Lagos Assembly says new land use charge people’s friendly 

    The Lagos State House of Assembly has subjected a bill to harness the land use charge laws of the state to a stakeholder parley, to engender an enabling environment and drive better commerce.
    The  State legislature also assured  that the proposed Bill on Land Use Charge in the State would be based on market value, noting that it would be beneficial to property owners and following the passage of the law, the hitherto subsisting Land Rates Law, Neighbourhood Improvement Charge Law and Tenement Rates Law would have been harmonized.
    The attendant effect of which makes all other rates on land use cease to operate except the would be Land Use Charge law.
    The local government and state government are expected to confer on the way forward about the collection of the rate.
    Ogundimu made the assertion during a stakeholders meeting on the Land Use Charge (Repeal and Re-Enactment) Law, 2017 held at the Lateef Jakande Auditorium in the Assembly premises. ,stating that a situation, where some houses still pay N1,500 as land use charge is not commensurate .
    The Acting Chairman of the 8-man Adhoc Committee on Finance in the State House of Assembly, Hon. Oluyinlka Ogundimu, hinted that the new law would right the wrongs in the system.
    “We have to harmonise some bills to form this new one. With the new law, the local government will not come with a bill, while the state government would come with another one on property.
    “We want everything to be harmonised and make it convenient for the people. We have ensured that we will consider the market value of the houses,” he said.
    The lawmaker added that some of the houses are close to the market value, while others are far from it.
    According to him, “what would be given out would be the value of the land and the building and the rate would be determined by the government.
    “What we will have will be the market value and this has been reduced by 40%.  We called the public hearing to hear the opinions of the people. We will look at their position papers.
    While commenting on those exempted from the charge, Ogundimu noted “Religious bodies would not be affected, but if you go commercial like running a school, you would not be exempted.
    He added that the law was enacted in 2001 and that there is a need to look at grey areas and harmonise the laws.

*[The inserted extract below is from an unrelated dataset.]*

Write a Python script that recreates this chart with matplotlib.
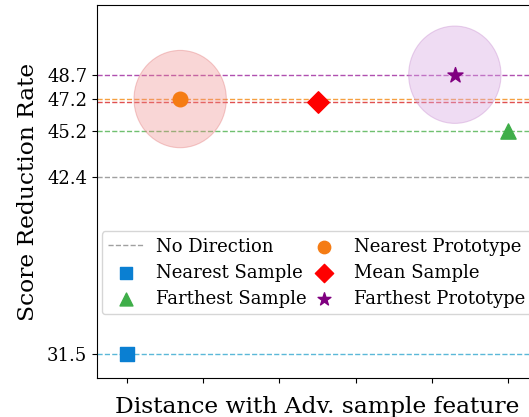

    “The enactment of the law cannot be completed without a public hearing to get responses from stakeholders,” he said.
    In his welcome address, the Speaker of the House, Rt. Hon. Mudashiru Obasa said that the new law would make life easy for the people of the state and that the House was passionate about anything that would affect the people positively.
    Obasa, who was represented at the event by his Deputy, Hon. Wasiu Eshinlokun-Sanni urged the stakeholders to express their minds at the public hearing.
    While giving the overview of the Bill, the Majority Leader, Hon Sanai Agunbiade stated that the proposed law differs from the old payment charge as the new charges would be based on market value.
    It is stated in the Bill in section 6, “As from the commencement of the law, the annual amount of the Land Use Charge payable for any Property shall be arrived at by multiplying the Market Value of the Property by the applicable Relief Rate and Annual Charge Rate using the prescribed formulae outlined below and more particularly described in the Schedule to this law.
    The Bill went further to explain the formulae as Land Value + Building Developments Value * Relief Rate * Charge Rate.
    According section 6 (2) of the Bill, “the land value and building value rates constituting the market value of the property shall be reviewed at least once every five years on the basis of information available to professional valuers, and may vary from area to area.”
    Some of the stakeholders who attended the hearing commended the state government for coming up with a Bill that would harmonize charges on properties but cautioned it not to over burden the owners and occupiers.
    The Chairman of Christian Lawyers Fellowship of Nigeria, Mr. Lawrence Nnoli said that the law usurped some constitutional provisions, saying that “I will implore the House not to be against the federation.”
    He urged the House to exempt some Non-Governmental Organisations from payment of charges as accordng to him they are not profit oriented.
    Also, the Executive Secretary of the Lagos State Security Trust Fund (LSSTF), Mr. Rasak Balogun observed that educational institutions should not be exempted from the payment of land use charge as he said that some of them are being operated as commercial organisations.
    Balogun also advised that there should be proper identification and notification so that those coming for valuation would be identified by property owners.
    He suggested that estate valuers, architects and others should be part of the tribunal to be set up for the bill, when it becomes a law.
    Also, Mr. Thompson Akpabio, who spoke for the organised private sector said that the new bill would increase the burden of property owners in the state.
    Mr. Akinbajo Adekunle from Christ Against Drug Abuse Ministry, in his opinion, stated that summary conviction is not well spelt out in the Bill, and that it would increase the pain of property owners in the state.
    However, the Chairman of the Nigerian Institution of Estate Surveyors, Mr. Olurogba Orimolade suggested that at least three estate surveyors should be appointed as members of the tribunal.
    “Estate surveyors should be part of the tribunal as they know much about valuation. We should be seen as partners in progress.
    “The formula should have more engagements of the institution and I would say that the Lagos State Government is losing money.